### DO THIS
Print all of the entries exactly, minus the pictures.

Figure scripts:
[Start]
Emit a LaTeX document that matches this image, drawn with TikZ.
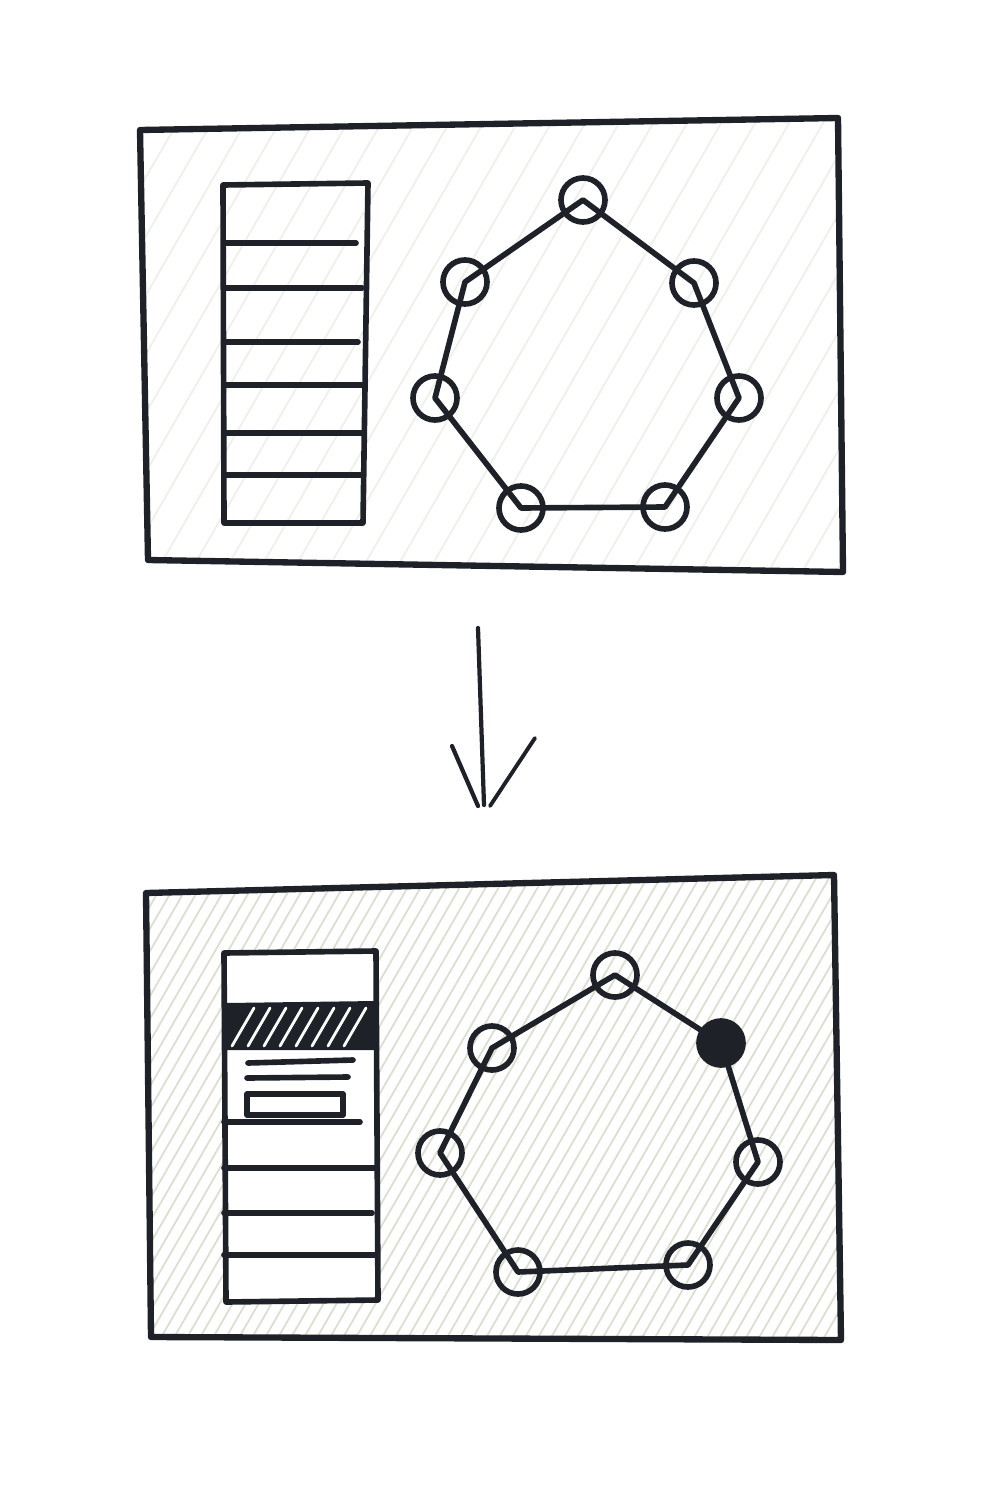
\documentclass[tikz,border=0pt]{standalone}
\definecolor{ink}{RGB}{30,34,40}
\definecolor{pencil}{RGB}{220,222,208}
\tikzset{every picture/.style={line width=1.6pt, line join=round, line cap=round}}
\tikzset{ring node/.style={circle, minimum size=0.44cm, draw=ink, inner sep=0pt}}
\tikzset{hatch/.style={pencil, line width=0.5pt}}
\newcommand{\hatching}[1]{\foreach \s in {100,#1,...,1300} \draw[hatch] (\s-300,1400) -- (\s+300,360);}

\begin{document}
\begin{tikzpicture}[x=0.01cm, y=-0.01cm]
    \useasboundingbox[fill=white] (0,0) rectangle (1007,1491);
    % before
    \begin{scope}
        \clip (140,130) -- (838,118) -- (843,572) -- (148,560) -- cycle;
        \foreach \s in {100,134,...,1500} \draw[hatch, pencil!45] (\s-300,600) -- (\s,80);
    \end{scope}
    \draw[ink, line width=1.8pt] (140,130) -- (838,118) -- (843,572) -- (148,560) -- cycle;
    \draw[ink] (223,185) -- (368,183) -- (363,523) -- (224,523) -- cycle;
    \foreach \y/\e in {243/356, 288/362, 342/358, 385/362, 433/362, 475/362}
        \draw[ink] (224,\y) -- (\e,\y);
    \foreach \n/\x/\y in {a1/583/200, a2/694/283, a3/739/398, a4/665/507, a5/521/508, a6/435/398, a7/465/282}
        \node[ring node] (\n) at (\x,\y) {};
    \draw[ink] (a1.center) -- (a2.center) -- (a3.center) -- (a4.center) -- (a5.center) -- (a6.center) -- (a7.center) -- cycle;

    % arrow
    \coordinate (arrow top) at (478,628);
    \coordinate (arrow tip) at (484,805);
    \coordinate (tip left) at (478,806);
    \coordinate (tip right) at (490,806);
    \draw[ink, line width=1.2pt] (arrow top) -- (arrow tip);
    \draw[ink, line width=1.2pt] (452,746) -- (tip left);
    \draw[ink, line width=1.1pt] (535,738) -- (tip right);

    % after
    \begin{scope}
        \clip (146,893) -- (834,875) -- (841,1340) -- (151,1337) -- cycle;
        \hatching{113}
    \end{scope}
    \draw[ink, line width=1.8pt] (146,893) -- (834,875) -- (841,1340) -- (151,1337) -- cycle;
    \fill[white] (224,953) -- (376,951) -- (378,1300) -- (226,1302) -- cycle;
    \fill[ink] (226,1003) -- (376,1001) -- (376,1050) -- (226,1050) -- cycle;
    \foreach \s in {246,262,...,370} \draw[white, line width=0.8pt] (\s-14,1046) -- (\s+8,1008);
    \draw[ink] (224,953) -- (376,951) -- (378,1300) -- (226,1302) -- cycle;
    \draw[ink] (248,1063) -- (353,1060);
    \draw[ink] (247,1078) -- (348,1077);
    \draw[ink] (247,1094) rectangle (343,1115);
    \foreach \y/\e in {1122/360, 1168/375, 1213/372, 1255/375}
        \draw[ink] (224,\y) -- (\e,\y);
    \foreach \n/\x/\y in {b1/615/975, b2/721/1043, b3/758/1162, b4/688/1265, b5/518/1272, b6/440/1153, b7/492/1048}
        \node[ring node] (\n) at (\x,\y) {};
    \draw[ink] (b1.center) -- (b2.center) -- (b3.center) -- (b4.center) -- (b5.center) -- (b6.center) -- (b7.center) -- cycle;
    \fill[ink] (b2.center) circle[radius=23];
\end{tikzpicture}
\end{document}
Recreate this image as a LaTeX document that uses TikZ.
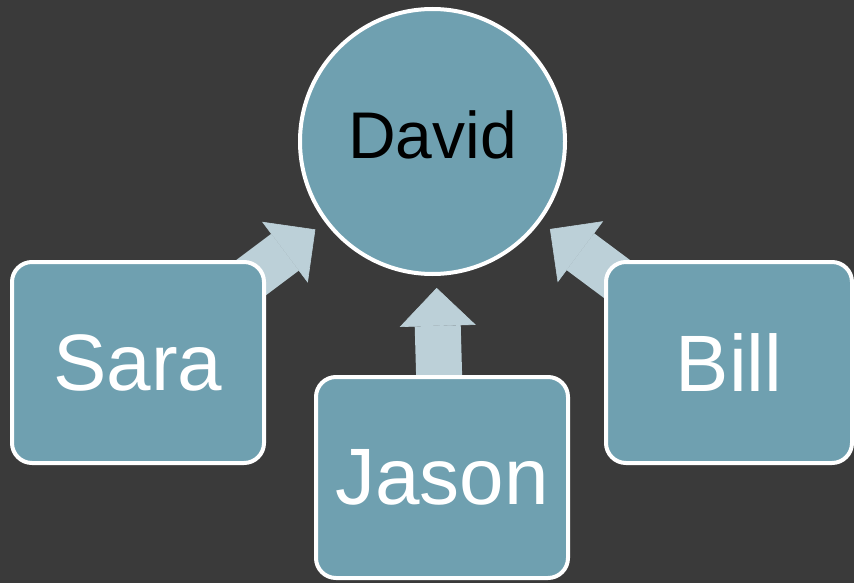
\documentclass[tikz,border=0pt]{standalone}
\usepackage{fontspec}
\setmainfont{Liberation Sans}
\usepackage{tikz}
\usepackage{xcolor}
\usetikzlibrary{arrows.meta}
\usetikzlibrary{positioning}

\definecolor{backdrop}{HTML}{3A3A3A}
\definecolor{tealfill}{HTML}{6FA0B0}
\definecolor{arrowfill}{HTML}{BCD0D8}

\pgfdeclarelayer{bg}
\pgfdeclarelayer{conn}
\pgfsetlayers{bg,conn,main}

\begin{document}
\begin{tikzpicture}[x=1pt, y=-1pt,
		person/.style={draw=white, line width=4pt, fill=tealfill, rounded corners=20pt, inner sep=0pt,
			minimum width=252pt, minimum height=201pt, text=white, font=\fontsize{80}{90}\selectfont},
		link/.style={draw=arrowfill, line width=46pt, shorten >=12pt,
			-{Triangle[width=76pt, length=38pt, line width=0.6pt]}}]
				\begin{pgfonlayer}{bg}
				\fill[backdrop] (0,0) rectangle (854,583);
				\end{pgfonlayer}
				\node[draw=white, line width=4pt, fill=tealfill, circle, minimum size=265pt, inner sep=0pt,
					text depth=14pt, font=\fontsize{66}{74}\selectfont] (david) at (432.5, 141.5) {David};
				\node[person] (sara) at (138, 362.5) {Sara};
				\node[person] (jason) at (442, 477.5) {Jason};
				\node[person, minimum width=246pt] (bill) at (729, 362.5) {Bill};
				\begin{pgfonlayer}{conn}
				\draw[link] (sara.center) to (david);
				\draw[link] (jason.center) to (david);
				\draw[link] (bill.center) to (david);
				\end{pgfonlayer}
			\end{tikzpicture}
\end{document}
[End]
### COMPLETE RESPONSE
Emit a LaTeX document that matches this image, drawn with TikZ.
\documentclass[tikz,border=0pt]{standalone}
\definecolor{ink}{RGB}{30,34,40}
\definecolor{pencil}{RGB}{220,222,208}
\tikzset{every picture/.style={line width=1.6pt, line join=round, line cap=round}}
\tikzset{ring node/.style={circle, minimum size=0.44cm, draw=ink, inner sep=0pt}}
\tikzset{hatch/.style={pencil, line width=0.5pt}}
\newcommand{\hatching}[1]{\foreach \s in {100,#1,...,1300} \draw[hatch] (\s-300,1400) -- (\s+300,360);}

\begin{document}
\begin{tikzpicture}[x=0.01cm, y=-0.01cm]
    \useasboundingbox[fill=white] (0,0) rectangle (1007,1491);
    % before
    \begin{scope}
        \clip (140,130) -- (838,118) -- (843,572) -- (148,560) -- cycle;
        \foreach \s in {100,134,...,1500} \draw[hatch, pencil!45] (\s-300,600) -- (\s,80);
    \end{scope}
    \draw[ink, line width=1.8pt] (140,130) -- (838,118) -- (843,572) -- (148,560) -- cycle;
    \draw[ink] (223,185) -- (368,183) -- (363,523) -- (224,523) -- cycle;
    \foreach \y/\e in {243/356, 288/362, 342/358, 385/362, 433/362, 475/362}
        \draw[ink] (224,\y) -- (\e,\y);
    \foreach \n/\x/\y in {a1/583/200, a2/694/283, a3/739/398, a4/665/507, a5/521/508, a6/435/398, a7/465/282}
        \node[ring node] (\n) at (\x,\y) {};
    \draw[ink] (a1.center) -- (a2.center) -- (a3.center) -- (a4.center) -- (a5.center) -- (a6.center) -- (a7.center) -- cycle;

    % arrow
    \coordinate (arrow top) at (478,628);
    \coordinate (arrow tip) at (484,805);
    \coordinate (tip left) at (478,806);
    \coordinate (tip right) at (490,806);
    \draw[ink, line width=1.2pt] (arrow top) -- (arrow tip);
    \draw[ink, line width=1.2pt] (452,746) -- (tip left);
    \draw[ink, line width=1.1pt] (535,738) -- (tip right);

    % after
    \begin{scope}
        \clip (146,893) -- (834,875) -- (841,1340) -- (151,1337) -- cycle;
        \hatching{113}
    \end{scope}
    \draw[ink, line width=1.8pt] (146,893) -- (834,875) -- (841,1340) -- (151,1337) -- cycle;
    \fill[white] (224,953) -- (376,951) -- (378,1300) -- (226,1302) -- cycle;
    \fill[ink] (226,1003) -- (376,1001) -- (376,1050) -- (226,1050) -- cycle;
    \foreach \s in {246,262,...,370} \draw[white, line width=0.8pt] (\s-14,1046) -- (\s+8,1008);
    \draw[ink] (224,953) -- (376,951) -- (378,1300) -- (226,1302) -- cycle;
    \draw[ink] (248,1063) -- (353,1060);
    \draw[ink] (247,1078) -- (348,1077);
    \draw[ink] (247,1094) rectangle (343,1115);
    \foreach \y/\e in {1122/360, 1168/375, 1213/372, 1255/375}
        \draw[ink] (224,\y) -- (\e,\y);
    \foreach \n/\x/\y in {b1/615/975, b2/721/1043, b3/758/1162, b4/688/1265, b5/518/1272, b6/440/1153, b7/492/1048}
        \node[ring node] (\n) at (\x,\y) {};
    \draw[ink] (b1.center) -- (b2.center) -- (b3.center) -- (b4.center) -- (b5.center) -- (b6.center) -- (b7.center) -- cycle;
    \fill[ink] (b2.center) circle[radius=23];
\end{tikzpicture}
\end{document}
Recreate this image as a LaTeX document that uses TikZ.
\documentclass[tikz,border=0pt]{standalone}
\usepackage{fontspec}
\setmainfont{Liberation Sans}
\usepackage{tikz}
\usepackage{xcolor}
\usetikzlibrary{arrows.meta}
\usetikzlibrary{positioning}

\definecolor{backdrop}{HTML}{3A3A3A}
\definecolor{tealfill}{HTML}{6FA0B0}
\definecolor{arrowfill}{HTML}{BCD0D8}

\pgfdeclarelayer{bg}
\pgfdeclarelayer{conn}
\pgfsetlayers{bg,conn,main}

\begin{document}
\begin{tikzpicture}[x=1pt, y=-1pt,
		person/.style={draw=white, line width=4pt, fill=tealfill, rounded corners=20pt, inner sep=0pt,
			minimum width=252pt, minimum height=201pt, text=white, font=\fontsize{80}{90}\selectfont},
		link/.style={draw=arrowfill, line width=46pt, shorten >=12pt,
			-{Triangle[width=76pt, length=38pt, line width=0.6pt]}}]
				\begin{pgfonlayer}{bg}
				\fill[backdrop] (0,0) rectangle (854,583);
				\end{pgfonlayer}
				\node[draw=white, line width=4pt, fill=tealfill, circle, minimum size=265pt, inner sep=0pt,
					text depth=14pt, font=\fontsize{66}{74}\selectfont] (david) at (432.5, 141.5) {David};
				\node[person] (sara) at (138, 362.5) {Sara};
				\node[person] (jason) at (442, 477.5) {Jason};
				\node[person, minimum width=246pt] (bill) at (729, 362.5) {Bill};
				\begin{pgfonlayer}{conn}
				\draw[link] (sara.center) to (david);
				\draw[link] (jason.center) to (david);
				\draw[link] (bill.center) to (david);
				\end{pgfonlayer}
			\end{tikzpicture}
\end{document}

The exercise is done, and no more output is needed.